* begin *

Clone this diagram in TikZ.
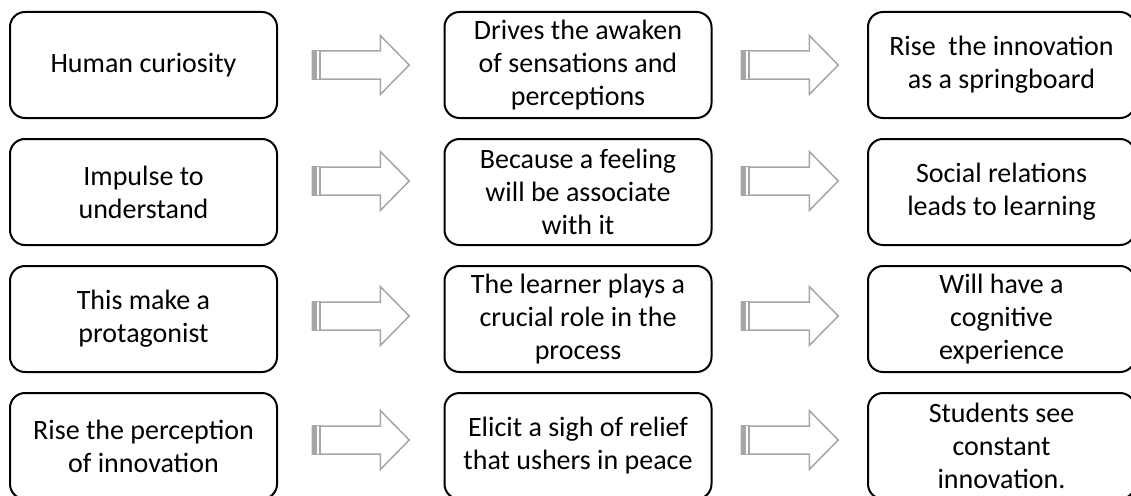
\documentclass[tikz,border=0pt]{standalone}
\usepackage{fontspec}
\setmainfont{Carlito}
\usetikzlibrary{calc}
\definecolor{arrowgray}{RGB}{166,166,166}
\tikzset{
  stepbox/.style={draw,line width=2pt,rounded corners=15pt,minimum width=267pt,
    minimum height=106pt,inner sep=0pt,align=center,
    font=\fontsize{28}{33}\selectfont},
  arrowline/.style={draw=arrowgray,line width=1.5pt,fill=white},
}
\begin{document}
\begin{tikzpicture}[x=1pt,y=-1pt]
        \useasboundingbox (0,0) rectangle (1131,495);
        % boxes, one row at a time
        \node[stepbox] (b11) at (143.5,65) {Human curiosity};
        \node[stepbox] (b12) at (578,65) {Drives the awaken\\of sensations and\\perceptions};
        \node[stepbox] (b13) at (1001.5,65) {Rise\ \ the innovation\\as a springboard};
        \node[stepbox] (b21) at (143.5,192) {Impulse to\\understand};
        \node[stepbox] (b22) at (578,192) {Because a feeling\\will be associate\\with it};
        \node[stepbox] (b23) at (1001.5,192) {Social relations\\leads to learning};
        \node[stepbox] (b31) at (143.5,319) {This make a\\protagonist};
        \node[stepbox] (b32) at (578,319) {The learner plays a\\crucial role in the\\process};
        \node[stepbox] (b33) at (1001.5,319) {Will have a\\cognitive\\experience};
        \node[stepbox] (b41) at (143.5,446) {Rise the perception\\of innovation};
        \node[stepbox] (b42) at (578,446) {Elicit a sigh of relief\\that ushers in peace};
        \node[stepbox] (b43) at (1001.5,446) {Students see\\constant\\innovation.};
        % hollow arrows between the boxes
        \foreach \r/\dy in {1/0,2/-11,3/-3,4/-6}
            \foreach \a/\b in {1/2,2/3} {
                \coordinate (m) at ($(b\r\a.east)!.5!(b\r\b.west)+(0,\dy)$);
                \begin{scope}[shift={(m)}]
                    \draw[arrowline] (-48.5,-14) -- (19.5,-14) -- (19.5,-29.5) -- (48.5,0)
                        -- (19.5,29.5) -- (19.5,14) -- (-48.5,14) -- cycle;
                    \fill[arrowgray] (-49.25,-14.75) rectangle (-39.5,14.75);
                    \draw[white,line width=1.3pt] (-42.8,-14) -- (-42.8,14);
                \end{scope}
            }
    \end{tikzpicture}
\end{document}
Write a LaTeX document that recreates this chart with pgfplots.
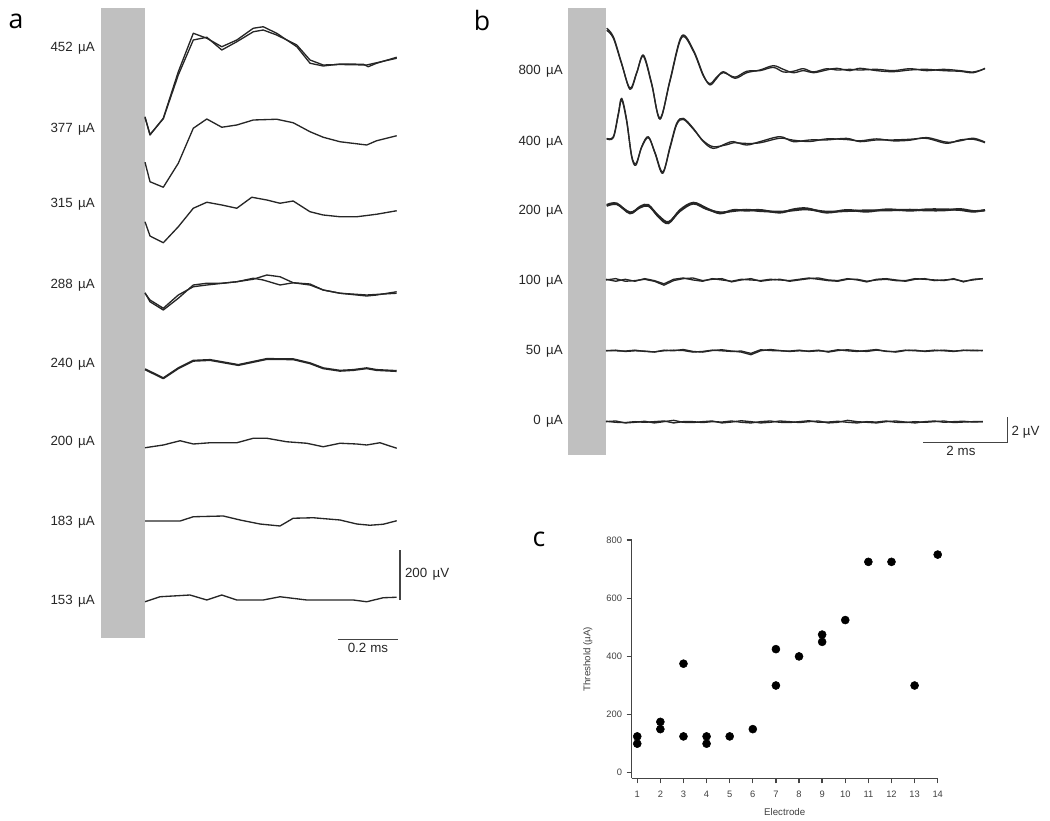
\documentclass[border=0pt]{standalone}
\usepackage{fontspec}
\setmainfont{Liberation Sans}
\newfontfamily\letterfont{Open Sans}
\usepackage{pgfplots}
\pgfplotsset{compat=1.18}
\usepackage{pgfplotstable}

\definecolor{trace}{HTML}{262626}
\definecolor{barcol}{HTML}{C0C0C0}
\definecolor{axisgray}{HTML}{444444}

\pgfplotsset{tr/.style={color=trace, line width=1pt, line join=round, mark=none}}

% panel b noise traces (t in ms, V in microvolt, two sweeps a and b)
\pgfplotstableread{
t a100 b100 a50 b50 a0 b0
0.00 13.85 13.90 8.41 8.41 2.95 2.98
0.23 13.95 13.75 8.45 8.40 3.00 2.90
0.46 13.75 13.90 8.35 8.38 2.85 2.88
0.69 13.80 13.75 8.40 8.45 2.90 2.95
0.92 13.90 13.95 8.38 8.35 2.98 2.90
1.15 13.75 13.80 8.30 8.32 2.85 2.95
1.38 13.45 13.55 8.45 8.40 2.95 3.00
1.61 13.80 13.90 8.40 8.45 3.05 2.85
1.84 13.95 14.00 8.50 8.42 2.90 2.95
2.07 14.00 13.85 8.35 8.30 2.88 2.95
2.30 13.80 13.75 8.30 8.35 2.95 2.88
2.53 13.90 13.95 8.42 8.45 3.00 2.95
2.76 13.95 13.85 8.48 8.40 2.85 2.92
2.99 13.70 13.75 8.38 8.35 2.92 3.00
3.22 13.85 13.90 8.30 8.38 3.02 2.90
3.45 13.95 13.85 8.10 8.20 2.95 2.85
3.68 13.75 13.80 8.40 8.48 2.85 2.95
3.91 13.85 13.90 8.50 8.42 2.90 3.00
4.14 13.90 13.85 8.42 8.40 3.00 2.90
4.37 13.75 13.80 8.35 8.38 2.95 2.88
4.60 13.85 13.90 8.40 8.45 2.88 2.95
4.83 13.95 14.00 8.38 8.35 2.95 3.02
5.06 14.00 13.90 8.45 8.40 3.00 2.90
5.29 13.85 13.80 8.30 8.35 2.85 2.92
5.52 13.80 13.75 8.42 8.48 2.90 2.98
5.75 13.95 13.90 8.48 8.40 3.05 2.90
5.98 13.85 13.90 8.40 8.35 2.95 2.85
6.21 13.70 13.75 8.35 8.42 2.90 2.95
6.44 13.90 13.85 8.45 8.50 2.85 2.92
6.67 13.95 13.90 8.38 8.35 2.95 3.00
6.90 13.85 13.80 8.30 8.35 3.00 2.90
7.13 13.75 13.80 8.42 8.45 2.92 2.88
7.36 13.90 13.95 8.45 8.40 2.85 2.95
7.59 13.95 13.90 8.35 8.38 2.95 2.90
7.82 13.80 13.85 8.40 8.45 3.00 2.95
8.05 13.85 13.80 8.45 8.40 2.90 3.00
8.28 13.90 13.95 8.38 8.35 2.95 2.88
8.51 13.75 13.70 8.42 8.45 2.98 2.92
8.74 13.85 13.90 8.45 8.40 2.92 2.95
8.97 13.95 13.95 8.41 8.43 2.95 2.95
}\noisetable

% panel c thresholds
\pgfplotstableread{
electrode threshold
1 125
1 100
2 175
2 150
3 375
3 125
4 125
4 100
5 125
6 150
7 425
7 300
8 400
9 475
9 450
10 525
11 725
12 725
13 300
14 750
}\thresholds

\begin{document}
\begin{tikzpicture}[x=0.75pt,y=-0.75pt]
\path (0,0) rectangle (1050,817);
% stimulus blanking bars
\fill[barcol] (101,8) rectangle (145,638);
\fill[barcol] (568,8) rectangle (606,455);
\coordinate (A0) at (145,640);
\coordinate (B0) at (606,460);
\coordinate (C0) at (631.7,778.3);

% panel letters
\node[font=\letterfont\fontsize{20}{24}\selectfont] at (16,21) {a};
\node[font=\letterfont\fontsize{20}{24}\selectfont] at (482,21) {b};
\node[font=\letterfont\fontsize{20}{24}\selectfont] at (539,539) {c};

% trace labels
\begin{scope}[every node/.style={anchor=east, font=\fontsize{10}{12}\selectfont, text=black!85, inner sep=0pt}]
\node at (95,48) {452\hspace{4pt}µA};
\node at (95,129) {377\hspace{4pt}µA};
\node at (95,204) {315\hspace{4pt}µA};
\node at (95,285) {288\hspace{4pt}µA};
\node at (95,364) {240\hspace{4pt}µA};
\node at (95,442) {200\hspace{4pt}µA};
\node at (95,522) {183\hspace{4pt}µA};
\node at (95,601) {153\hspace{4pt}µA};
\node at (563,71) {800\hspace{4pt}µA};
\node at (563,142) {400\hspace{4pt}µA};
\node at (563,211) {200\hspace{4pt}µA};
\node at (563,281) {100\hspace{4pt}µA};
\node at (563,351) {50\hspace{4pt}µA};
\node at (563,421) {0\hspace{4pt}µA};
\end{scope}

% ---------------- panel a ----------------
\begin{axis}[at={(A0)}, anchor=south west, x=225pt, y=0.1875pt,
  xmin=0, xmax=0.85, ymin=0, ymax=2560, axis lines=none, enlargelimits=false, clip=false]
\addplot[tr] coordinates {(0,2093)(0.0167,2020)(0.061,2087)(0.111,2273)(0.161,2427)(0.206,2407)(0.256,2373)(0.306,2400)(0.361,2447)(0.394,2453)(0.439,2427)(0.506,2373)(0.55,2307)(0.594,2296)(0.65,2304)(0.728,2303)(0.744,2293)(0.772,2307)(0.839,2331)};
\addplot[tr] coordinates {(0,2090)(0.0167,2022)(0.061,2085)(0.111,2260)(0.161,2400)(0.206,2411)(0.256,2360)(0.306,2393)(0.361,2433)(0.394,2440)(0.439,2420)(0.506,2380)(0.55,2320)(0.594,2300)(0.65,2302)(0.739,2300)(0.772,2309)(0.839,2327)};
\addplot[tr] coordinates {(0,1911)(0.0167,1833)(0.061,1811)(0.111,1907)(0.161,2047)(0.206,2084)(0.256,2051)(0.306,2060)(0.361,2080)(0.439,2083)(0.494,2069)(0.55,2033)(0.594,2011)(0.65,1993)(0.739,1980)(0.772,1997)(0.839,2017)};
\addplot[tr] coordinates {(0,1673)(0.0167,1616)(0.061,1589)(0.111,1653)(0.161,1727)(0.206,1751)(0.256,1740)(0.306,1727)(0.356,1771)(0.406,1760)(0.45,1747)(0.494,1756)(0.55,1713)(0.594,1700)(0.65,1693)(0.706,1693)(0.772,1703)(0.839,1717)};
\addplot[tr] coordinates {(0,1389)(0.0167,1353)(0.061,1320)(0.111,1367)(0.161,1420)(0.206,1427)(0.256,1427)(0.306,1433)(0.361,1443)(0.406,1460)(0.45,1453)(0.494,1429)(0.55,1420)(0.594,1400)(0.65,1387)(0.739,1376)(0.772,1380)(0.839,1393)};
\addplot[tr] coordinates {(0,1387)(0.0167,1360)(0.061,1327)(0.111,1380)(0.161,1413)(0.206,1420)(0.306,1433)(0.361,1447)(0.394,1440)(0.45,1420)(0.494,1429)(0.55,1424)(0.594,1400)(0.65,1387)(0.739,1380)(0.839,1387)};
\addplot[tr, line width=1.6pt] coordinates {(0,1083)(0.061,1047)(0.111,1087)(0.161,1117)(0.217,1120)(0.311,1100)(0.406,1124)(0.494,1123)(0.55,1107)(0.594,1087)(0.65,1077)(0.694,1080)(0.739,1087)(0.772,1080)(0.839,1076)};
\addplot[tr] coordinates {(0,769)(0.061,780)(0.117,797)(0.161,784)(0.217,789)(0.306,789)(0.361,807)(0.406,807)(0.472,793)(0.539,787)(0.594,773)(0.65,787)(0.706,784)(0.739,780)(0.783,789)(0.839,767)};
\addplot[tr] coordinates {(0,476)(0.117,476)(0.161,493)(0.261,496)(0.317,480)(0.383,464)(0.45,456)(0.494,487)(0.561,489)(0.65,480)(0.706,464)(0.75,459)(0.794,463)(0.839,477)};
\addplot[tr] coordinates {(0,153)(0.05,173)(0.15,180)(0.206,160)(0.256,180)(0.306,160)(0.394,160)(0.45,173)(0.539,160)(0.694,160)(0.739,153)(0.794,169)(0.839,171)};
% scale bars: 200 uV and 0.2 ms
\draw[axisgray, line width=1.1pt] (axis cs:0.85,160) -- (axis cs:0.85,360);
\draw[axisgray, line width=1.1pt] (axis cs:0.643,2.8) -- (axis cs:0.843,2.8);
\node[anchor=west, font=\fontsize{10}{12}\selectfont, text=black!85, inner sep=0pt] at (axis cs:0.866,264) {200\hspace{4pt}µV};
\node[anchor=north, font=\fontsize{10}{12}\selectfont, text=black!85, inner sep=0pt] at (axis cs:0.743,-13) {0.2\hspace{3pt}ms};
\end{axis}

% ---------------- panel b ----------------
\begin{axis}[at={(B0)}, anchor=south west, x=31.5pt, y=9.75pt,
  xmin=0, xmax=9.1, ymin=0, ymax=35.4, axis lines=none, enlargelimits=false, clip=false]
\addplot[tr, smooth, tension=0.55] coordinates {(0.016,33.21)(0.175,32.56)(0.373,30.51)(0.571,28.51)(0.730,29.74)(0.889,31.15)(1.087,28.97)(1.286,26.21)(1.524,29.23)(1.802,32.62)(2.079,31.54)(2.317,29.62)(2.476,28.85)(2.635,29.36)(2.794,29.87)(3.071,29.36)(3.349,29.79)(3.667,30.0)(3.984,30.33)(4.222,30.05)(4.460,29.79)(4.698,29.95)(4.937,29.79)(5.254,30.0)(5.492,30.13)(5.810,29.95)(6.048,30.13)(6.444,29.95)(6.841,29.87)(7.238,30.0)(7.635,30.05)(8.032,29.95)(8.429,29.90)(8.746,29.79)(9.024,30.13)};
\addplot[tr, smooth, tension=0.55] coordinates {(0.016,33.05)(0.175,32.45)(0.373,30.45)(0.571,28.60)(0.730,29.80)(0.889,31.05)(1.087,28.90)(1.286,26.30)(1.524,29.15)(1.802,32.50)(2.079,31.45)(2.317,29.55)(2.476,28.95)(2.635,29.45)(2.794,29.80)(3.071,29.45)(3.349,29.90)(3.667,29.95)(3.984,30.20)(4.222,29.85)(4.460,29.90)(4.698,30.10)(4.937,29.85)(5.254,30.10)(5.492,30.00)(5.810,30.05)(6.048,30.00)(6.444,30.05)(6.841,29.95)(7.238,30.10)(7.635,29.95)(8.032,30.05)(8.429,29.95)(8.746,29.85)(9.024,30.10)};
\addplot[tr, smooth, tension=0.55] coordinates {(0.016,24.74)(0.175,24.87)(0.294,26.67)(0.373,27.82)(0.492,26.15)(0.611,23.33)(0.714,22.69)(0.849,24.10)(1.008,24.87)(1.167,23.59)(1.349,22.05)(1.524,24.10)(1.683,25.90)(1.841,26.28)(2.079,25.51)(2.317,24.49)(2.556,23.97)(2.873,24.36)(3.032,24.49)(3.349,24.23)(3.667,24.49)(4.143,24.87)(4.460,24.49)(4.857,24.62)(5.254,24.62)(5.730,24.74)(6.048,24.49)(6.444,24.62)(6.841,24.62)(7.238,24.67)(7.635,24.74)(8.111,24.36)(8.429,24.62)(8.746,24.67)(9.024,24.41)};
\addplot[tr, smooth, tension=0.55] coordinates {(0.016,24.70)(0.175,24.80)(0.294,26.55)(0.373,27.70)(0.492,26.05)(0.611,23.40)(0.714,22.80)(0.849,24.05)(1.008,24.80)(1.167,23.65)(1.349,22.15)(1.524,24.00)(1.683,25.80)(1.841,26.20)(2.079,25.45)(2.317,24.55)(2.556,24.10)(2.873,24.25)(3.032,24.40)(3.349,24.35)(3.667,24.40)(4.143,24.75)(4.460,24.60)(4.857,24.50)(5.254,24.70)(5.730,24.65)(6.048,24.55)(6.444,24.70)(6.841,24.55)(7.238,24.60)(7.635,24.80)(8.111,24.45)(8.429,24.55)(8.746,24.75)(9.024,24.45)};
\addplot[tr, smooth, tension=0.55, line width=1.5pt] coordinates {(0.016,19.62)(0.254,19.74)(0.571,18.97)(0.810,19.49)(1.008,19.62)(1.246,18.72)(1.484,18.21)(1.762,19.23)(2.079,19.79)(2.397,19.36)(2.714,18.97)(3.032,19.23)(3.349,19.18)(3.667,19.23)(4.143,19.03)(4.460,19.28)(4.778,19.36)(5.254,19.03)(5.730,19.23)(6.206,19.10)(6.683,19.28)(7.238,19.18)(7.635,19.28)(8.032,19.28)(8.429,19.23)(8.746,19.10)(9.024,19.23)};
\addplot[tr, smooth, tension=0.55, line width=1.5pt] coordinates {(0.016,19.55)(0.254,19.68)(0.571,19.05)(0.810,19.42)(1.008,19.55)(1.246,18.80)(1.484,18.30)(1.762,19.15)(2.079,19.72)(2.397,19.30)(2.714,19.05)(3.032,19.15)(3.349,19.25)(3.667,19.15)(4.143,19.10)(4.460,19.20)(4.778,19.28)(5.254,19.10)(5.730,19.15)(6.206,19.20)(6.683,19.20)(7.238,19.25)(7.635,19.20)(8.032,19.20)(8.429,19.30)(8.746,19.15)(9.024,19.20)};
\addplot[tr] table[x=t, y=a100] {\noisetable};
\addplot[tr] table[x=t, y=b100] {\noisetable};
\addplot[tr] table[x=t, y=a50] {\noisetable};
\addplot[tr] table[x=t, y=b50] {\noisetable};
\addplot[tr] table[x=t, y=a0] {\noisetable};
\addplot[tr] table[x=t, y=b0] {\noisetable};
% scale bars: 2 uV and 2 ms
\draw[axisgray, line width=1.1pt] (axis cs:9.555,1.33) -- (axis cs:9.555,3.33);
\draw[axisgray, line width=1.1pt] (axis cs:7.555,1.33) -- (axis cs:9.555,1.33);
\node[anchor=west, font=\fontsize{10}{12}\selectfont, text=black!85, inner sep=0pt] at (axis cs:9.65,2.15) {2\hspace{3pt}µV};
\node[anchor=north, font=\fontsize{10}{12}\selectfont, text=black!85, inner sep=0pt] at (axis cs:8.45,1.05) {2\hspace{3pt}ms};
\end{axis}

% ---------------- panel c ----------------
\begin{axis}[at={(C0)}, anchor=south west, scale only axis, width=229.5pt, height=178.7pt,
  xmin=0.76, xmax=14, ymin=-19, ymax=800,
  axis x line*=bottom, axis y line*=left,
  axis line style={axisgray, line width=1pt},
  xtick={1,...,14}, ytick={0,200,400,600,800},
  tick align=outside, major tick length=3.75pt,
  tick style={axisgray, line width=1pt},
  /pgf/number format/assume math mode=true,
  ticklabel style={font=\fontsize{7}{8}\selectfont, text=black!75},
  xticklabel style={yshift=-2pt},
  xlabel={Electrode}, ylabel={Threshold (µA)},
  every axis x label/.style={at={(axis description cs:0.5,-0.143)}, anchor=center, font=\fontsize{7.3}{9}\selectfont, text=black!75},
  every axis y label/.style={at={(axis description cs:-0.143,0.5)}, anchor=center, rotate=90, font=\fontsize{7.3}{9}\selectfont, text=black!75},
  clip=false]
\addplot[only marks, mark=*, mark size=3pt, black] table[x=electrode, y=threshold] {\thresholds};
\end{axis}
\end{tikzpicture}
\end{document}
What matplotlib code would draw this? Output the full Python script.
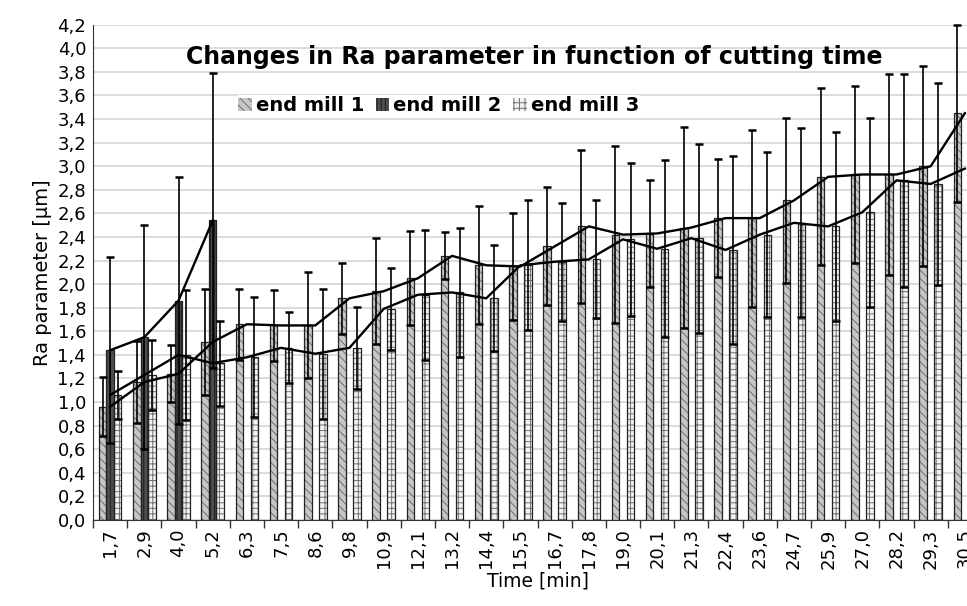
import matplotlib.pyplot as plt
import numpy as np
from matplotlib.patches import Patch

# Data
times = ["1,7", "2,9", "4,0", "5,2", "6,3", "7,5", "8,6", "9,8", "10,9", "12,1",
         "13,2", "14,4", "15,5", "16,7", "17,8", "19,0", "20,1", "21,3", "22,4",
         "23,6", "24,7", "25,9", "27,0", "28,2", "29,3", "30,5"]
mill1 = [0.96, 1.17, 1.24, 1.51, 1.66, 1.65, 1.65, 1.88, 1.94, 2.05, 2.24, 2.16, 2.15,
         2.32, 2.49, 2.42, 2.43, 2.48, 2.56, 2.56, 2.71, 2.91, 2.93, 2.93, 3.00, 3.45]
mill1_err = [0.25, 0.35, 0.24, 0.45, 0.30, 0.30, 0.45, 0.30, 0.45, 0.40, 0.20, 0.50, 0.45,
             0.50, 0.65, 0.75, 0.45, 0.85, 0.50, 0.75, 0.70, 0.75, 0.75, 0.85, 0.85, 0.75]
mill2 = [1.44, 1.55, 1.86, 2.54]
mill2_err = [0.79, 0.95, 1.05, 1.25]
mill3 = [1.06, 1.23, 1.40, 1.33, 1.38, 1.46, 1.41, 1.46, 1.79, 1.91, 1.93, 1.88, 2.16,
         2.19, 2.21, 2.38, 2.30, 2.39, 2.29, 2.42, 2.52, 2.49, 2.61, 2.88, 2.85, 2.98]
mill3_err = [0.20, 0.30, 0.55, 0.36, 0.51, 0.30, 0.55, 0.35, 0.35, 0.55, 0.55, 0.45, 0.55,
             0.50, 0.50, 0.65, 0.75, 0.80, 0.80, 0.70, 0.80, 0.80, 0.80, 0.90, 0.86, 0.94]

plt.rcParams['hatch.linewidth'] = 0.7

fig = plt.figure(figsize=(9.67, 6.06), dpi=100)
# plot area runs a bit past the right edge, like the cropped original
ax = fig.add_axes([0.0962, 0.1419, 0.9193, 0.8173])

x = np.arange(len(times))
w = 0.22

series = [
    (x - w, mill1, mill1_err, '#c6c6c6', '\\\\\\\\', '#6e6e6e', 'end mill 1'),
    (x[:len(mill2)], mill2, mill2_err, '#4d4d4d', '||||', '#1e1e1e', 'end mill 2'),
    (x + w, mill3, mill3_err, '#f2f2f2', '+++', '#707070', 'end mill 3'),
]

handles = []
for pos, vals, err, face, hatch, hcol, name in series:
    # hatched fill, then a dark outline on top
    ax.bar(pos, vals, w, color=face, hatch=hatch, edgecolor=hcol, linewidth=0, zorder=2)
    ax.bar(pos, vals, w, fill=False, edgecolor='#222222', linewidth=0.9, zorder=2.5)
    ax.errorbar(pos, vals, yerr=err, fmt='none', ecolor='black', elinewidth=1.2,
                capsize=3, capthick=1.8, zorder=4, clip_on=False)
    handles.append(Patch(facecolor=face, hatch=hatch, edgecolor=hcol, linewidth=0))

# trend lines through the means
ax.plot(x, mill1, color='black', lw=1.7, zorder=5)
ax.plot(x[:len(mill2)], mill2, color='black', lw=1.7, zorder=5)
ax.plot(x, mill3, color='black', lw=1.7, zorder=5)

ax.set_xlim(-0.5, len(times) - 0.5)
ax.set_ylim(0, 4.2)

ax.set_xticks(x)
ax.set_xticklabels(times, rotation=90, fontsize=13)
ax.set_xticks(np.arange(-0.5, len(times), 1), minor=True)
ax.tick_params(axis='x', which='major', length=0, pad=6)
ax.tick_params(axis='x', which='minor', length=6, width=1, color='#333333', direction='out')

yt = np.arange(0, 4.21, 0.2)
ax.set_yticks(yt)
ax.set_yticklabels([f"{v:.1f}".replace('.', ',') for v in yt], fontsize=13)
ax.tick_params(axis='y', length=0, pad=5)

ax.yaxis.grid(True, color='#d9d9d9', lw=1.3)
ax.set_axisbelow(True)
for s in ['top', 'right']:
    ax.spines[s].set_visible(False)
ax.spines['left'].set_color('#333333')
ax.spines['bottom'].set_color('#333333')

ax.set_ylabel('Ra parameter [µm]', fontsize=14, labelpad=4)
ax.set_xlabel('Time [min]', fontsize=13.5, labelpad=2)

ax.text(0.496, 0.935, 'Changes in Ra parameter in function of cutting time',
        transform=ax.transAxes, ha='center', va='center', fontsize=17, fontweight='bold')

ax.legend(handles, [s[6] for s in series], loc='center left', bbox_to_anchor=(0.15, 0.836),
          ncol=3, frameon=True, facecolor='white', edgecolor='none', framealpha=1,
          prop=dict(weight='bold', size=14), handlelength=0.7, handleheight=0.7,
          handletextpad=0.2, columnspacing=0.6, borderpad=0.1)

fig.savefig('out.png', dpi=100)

* end *

*Directive*.
State how many lines in the records above contain the word "draw", and give only that number.

*Correct output*.
9